-- Start MATERIAL FOR THE TASK --

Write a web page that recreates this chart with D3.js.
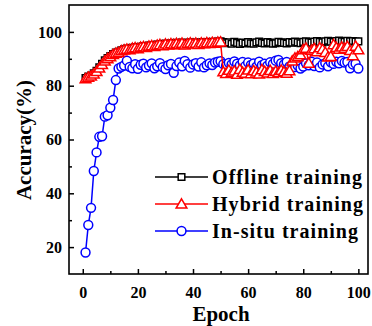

-- End MATERIAL FOR THE TASK --
-- Start MATERIAL FOR THE TASK --

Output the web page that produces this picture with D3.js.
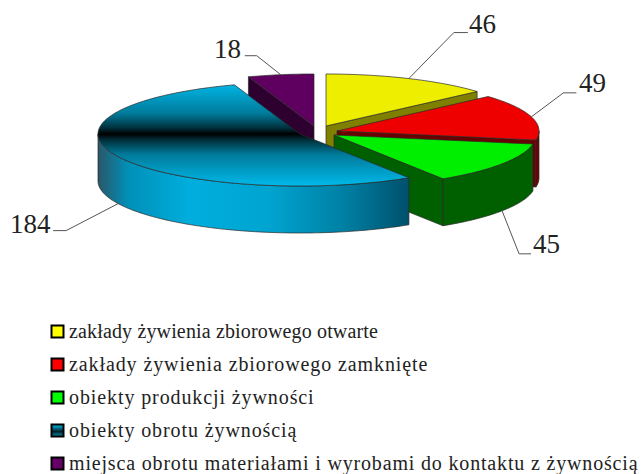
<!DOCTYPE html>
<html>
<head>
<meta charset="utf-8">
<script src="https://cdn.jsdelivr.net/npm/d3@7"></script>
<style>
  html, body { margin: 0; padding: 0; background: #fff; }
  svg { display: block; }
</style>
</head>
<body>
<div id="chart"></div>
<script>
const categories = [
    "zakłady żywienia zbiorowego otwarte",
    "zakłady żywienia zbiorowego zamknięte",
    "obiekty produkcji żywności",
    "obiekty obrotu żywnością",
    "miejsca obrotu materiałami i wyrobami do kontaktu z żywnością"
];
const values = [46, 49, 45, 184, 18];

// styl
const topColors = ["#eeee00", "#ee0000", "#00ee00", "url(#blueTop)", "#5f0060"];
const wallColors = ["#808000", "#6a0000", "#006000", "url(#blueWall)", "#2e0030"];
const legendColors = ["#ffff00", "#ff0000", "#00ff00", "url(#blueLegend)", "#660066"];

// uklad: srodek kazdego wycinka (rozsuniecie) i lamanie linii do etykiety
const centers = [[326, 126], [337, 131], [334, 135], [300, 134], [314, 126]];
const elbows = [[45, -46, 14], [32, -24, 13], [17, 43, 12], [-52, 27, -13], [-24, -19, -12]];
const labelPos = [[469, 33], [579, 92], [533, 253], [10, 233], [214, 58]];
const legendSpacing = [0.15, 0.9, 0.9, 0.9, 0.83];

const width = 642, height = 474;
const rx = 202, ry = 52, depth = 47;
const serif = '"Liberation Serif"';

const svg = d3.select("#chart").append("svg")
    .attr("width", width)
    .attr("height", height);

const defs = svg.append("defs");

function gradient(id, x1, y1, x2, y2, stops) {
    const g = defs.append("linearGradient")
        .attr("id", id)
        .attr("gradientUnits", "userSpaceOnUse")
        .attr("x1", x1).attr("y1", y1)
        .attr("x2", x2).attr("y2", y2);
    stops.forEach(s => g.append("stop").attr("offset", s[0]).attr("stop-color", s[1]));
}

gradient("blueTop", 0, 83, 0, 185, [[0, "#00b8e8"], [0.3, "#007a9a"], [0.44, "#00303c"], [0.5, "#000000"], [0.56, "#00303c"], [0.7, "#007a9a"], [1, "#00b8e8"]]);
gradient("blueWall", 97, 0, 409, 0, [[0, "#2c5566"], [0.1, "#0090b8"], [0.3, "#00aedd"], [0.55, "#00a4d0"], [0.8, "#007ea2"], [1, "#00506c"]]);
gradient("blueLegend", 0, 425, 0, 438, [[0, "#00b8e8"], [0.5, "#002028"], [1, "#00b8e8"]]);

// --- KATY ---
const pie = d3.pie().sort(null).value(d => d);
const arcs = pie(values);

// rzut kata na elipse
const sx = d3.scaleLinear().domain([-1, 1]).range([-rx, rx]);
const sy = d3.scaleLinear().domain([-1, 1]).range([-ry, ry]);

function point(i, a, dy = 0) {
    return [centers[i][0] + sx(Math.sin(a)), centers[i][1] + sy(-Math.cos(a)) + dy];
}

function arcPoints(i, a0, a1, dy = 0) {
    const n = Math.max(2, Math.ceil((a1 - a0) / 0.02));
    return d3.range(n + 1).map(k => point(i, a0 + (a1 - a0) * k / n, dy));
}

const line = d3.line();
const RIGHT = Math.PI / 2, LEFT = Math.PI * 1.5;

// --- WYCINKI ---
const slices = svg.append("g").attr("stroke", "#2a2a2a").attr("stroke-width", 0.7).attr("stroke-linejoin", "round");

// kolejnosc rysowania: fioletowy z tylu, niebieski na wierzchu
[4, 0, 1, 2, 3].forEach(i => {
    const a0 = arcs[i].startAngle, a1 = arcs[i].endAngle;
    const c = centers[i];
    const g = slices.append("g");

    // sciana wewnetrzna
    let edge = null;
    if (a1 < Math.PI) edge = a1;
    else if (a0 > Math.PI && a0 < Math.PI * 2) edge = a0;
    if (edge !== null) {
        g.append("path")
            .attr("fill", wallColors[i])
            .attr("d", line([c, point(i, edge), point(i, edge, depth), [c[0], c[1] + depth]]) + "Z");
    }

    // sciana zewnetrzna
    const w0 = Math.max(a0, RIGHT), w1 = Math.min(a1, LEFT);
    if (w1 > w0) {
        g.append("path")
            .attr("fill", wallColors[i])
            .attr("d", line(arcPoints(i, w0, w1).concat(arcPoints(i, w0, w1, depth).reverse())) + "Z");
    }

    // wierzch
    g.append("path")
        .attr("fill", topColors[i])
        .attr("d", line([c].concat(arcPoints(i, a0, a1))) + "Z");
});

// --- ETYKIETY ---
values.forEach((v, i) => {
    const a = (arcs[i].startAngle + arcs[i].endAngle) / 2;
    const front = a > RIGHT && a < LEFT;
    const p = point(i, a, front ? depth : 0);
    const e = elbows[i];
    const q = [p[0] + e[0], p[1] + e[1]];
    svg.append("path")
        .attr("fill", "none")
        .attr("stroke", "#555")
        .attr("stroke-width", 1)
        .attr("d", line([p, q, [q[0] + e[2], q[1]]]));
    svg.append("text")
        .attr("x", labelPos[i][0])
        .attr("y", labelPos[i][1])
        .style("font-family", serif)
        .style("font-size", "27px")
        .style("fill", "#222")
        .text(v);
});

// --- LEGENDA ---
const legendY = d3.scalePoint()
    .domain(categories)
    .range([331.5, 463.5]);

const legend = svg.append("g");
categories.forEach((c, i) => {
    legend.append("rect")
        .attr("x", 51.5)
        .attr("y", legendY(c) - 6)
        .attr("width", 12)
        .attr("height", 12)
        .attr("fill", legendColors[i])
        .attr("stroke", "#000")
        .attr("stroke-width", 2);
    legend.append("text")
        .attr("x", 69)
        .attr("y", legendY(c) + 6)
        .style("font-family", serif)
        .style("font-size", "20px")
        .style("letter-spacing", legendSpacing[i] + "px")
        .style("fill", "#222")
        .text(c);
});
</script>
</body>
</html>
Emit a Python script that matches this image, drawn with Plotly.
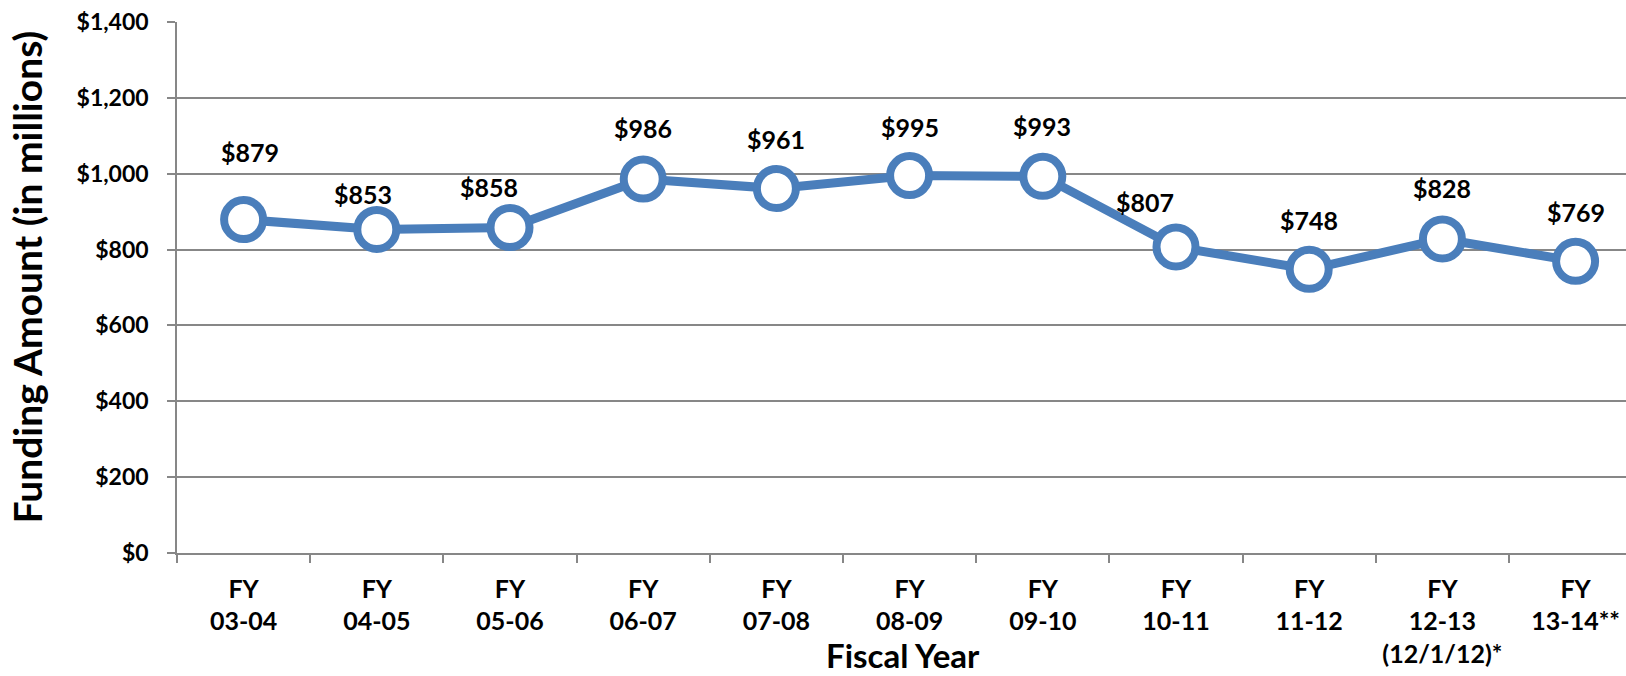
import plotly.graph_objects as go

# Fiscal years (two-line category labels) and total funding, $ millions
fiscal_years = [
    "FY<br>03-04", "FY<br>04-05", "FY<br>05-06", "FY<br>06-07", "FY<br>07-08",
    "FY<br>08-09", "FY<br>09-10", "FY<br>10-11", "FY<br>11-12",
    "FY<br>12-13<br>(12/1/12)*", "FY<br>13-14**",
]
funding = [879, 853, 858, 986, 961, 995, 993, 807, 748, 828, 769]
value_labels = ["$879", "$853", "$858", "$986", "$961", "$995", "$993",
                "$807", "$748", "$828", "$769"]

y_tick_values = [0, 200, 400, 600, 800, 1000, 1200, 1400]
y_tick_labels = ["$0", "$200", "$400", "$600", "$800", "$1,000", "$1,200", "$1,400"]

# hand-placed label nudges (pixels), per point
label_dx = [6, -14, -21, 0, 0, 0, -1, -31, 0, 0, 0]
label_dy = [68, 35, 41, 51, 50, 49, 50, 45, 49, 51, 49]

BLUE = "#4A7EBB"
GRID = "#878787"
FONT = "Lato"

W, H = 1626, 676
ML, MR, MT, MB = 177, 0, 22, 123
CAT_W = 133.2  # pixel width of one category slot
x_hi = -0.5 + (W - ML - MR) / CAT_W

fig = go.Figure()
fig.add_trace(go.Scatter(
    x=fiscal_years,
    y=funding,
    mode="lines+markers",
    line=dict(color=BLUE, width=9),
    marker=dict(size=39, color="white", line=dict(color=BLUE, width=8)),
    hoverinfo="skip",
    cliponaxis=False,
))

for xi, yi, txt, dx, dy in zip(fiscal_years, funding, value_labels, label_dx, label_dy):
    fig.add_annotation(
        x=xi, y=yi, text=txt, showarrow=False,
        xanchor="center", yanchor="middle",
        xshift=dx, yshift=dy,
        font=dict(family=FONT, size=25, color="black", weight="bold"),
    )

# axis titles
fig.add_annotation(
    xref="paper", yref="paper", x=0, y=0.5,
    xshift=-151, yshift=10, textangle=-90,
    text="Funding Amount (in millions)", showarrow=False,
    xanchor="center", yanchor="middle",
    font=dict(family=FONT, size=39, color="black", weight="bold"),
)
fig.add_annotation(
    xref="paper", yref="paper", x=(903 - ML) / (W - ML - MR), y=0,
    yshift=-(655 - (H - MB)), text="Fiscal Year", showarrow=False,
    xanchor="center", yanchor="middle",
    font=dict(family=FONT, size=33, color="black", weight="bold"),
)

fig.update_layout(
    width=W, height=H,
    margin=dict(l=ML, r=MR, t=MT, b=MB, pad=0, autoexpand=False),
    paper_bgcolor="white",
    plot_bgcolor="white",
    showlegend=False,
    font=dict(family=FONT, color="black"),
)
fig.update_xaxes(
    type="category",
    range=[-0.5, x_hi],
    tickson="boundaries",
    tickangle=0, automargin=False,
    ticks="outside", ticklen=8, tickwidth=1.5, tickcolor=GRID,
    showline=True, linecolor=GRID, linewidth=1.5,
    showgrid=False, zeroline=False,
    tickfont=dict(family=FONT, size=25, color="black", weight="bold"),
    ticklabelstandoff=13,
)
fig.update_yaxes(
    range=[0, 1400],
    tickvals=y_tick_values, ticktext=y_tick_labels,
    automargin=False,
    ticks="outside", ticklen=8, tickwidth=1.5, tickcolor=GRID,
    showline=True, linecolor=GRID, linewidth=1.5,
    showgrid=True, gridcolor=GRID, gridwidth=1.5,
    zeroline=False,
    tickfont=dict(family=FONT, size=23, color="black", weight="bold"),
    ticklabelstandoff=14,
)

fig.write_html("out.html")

-- End MATERIAL FOR THE TASK --
-- Start MATERIAL FOR THE TASK --

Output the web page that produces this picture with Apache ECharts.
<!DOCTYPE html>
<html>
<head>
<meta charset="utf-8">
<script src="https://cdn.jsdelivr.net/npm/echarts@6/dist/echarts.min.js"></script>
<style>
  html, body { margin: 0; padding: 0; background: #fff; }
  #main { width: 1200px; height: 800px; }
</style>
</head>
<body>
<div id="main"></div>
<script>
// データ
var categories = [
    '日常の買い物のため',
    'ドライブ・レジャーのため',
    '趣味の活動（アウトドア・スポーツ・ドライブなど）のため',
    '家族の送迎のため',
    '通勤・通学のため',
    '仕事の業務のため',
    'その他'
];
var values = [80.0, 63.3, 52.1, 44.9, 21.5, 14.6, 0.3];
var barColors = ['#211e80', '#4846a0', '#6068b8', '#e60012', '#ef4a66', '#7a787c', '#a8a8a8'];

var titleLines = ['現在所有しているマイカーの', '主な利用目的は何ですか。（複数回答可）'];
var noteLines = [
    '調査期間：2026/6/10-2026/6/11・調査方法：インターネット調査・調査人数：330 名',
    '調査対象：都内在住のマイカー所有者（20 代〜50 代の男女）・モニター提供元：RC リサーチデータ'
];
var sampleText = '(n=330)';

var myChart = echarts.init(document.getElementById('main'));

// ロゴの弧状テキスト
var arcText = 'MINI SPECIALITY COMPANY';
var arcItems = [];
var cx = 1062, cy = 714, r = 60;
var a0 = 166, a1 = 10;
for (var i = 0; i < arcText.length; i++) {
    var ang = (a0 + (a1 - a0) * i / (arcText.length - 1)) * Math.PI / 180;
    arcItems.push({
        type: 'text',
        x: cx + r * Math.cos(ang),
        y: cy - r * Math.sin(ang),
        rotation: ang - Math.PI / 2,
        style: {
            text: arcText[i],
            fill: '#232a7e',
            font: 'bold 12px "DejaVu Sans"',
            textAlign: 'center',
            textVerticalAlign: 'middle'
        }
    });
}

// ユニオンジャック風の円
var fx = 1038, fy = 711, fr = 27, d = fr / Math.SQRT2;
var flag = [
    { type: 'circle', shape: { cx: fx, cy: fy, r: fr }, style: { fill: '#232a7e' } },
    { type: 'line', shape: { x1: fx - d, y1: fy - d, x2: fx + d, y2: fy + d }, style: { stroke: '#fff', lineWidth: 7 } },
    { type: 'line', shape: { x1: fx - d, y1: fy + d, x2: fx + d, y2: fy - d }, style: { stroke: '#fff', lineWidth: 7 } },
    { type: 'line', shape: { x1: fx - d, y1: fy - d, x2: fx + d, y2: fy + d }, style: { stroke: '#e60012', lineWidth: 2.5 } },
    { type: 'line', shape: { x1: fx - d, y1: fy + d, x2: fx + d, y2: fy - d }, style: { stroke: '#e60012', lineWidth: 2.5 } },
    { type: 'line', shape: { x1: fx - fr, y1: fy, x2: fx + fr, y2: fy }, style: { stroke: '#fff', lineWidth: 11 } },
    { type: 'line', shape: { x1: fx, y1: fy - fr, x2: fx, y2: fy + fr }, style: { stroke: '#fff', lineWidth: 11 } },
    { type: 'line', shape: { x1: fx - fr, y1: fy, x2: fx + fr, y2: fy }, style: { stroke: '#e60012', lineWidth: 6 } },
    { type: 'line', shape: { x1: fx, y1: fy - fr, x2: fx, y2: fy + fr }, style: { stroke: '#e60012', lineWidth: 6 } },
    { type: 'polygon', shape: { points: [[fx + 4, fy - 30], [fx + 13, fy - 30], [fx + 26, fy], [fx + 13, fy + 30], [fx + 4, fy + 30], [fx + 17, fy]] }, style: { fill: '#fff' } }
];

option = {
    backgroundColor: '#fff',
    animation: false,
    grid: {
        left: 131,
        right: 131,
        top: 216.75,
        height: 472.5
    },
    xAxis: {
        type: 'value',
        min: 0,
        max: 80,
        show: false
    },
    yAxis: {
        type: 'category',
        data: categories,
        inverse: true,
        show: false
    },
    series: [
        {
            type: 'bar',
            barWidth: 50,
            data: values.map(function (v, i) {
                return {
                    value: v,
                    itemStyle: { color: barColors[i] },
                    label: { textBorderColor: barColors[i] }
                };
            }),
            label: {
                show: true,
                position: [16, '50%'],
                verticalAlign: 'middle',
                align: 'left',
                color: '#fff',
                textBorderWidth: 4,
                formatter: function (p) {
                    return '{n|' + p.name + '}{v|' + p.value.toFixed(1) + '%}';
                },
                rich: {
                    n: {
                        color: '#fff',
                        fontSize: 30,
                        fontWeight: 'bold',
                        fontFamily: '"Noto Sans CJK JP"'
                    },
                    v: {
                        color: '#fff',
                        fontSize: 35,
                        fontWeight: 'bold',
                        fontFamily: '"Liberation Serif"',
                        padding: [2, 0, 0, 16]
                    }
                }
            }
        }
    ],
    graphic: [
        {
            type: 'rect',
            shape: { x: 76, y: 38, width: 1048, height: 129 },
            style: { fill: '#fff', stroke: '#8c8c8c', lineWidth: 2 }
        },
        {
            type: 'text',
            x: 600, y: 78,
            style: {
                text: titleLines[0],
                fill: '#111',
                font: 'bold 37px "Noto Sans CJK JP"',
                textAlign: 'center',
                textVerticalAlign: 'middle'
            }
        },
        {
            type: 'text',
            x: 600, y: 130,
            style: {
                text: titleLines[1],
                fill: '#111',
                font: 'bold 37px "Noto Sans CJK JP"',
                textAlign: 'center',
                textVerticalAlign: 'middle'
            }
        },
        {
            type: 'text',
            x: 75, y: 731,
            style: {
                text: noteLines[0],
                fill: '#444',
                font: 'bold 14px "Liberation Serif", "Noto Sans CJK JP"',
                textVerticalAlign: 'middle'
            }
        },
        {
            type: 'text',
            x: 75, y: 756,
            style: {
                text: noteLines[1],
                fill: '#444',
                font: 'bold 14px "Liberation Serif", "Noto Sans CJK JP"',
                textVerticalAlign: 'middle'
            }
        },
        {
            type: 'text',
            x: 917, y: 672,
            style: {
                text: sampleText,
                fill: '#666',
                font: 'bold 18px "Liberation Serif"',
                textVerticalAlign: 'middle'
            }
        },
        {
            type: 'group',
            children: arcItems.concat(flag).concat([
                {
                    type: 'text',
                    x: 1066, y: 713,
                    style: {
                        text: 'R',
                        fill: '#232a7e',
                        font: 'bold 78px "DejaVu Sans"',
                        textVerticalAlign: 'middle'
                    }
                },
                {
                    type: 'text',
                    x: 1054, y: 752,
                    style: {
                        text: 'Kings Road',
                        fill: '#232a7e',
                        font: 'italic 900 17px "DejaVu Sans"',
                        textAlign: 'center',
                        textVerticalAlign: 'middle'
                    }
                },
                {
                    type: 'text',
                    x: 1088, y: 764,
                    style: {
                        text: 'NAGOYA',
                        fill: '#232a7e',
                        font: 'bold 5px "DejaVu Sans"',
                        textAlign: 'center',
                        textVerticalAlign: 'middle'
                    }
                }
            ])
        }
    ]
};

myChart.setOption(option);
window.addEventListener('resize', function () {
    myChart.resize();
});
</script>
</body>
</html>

-- End MATERIAL FOR THE TASK --

» DIRECTIONS
Your job is to reproduce the lines from the one with "Emit a Python" through the one with "import plotly.graph_objects as go", both kept, exactly as they are. Leave out the pictures.

» ANSWER TO THE EXERCISE
Emit a Python script that matches this image, drawn with Plotly.
import plotly.graph_objects as go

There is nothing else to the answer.